Whatever you choose, the worst plan is no plan. Dying without any document, called intestacy, hands the entire decision to state law and the probate court, which distributes your assets by a fixed formula that may not match your wishes at all. Start with a will, decide whether a trust earns its cost for your situation, keep your beneficiary designations current, and revisit the whole plan after major life events like marriage, children, a move to a new state, or a significant change in wealth.
Frequently asked questions
Do I need both a will and a trust?
Often, yes. Even people who set up a living trust usually keep a simple pour-over will, because a will is the only document that names guardians for minor children and catches any assets that were never moved into the trust. The two documents complement each other more than they compete.
Does a living trust avoid probate?
Yes, but only if you actually transfer your assets into it, a step called funding. Because the trust owns the assets, there is nothing for the probate court to transfer at death. An unfunded trust provides no probate protection at all, which is a common and costly mistake.
Is a trust always worth the extra cost?
No. A trust tends to pay off if you own property in multiple states, live somewhere with slow or expensive probate, want privacy, or need an incapacity plan. For modest, single-state estates, a will plus beneficiary designations often achieves the same result for much less.
Does a will or trust reduce estate taxes?

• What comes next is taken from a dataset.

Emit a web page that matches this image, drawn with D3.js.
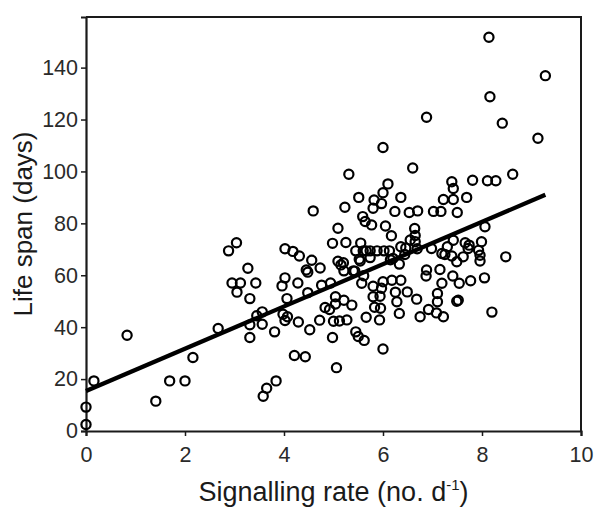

Not on its own. A revocable living trust is tax-neutral, so assets stay in your taxable estate. The federal estate tax affects only very large estates, but some states tax at lower thresholds. Reducing estate tax generally requires specialized irrevocable trusts and professional advice.
What happens if I die without a will or trust?
You die intestate, and state law decides who inherits through the probate court using a fixed formula. That formula may not reflect your wishes, and the process is public and can be slow. Having even a basic will keeps the decisions in your hands rather than the state's.
How much does each option cost?
A will is typically a few hundred dollars with an attorney and less with reputable software. A revocable living trust usually runs into the low-to-mid four figures to set up properly. The gap can be justified by the probate costs a funded trust avoids, which vary widely by state.